The Federal Government’s $10 Billion Plutonium Boondoggle
While a national debate rages over whether to spend $6 billion to keep down interest rates on loans that students desperately need, the government may spend $10 billion to make plutonium bombs and plutonium fuel that nobody wants. Congress and the Administration are in a fierce contest to see who can throw the most money into the plutonium pit.
Some members of Congress are trying to restore billions in funding for a new factory at the Los Alamos National Laboratory to make plutonium cores for nuclear bombs that the military doesn’t need. Meanwhile, President Obama is plowing ahead with plans to make plutonium fuel rods for power reactors that no power company wants to buy. Together, construction costs for these two radioactive white elephants add up to over $10 billion, and rising.

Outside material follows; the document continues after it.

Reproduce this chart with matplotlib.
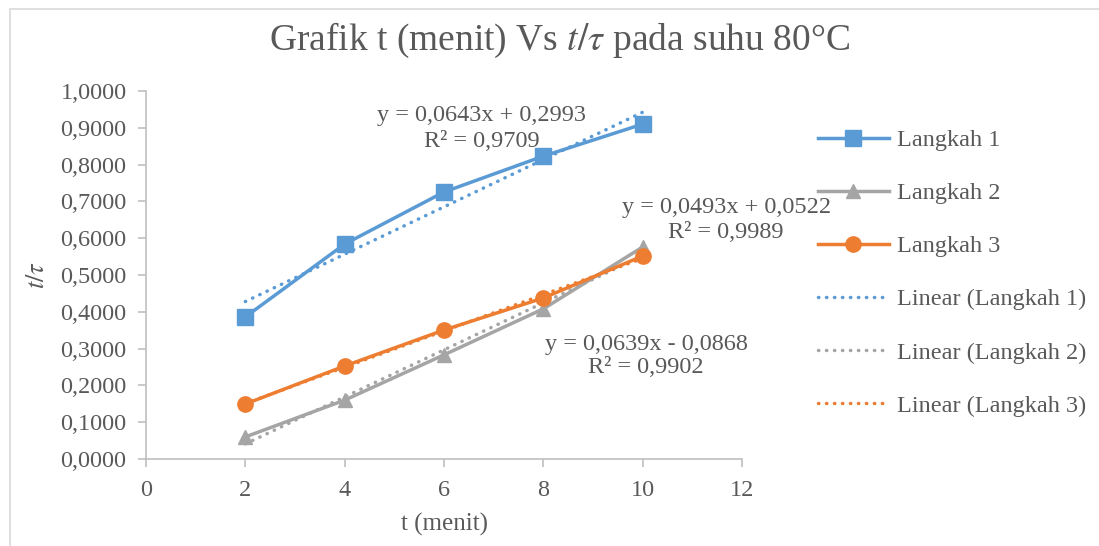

This is seriously wasteful spending at a time when we should be serious about fiscal responsibility and national security. Developing a nuclear strategy that is smart, efficient, and effective against current threats means cutting Cold War programs we no longer need.
PLUTONIUM PITS, MONEY PIT
The plutonium laboratory (sometimes called by its technical name, Chemical Metallurgy Research Replacement Nuclear Facility, or CMRR) is the worst kind of nuclear boondoggle. Expensive and unnecessary, it diverts funds from other vital programs. Yet some members of Congress are still fighting to fund it.
“[Plutonium] pit production enabled by CMRR-NF is not needed to maintain U.S. nuclear weapons for decades to come,” said Bob Peurifoy, former vice president of Sandia Laboratories. “As a result, the Nuclear Facility might just sit there with nothing to do.”
Many of the planned functions of this new plutonium laboratory — plutonium pit storage, for example — can be carried out at already existing facilities. One thing sets CMRR apart: It can increase production of plutonium pits, the cores of nuclear weapons, to 80 per year. Production on this scale is completely unnecessary. We already have more than 14,000 pits in storage. Those pits will last at least 85 years, according to National Nuclear Security Administration’s own estimate.
For a project without a mission, the plutonium lab’s price tag is unbelievably high. Costs have exploded, from less than $400 million in 2001 to close to $6 billion today. Maintenance costs are through the roof too — almost $150 million per year, 15 times the costs of maintaining the old plutonium lab.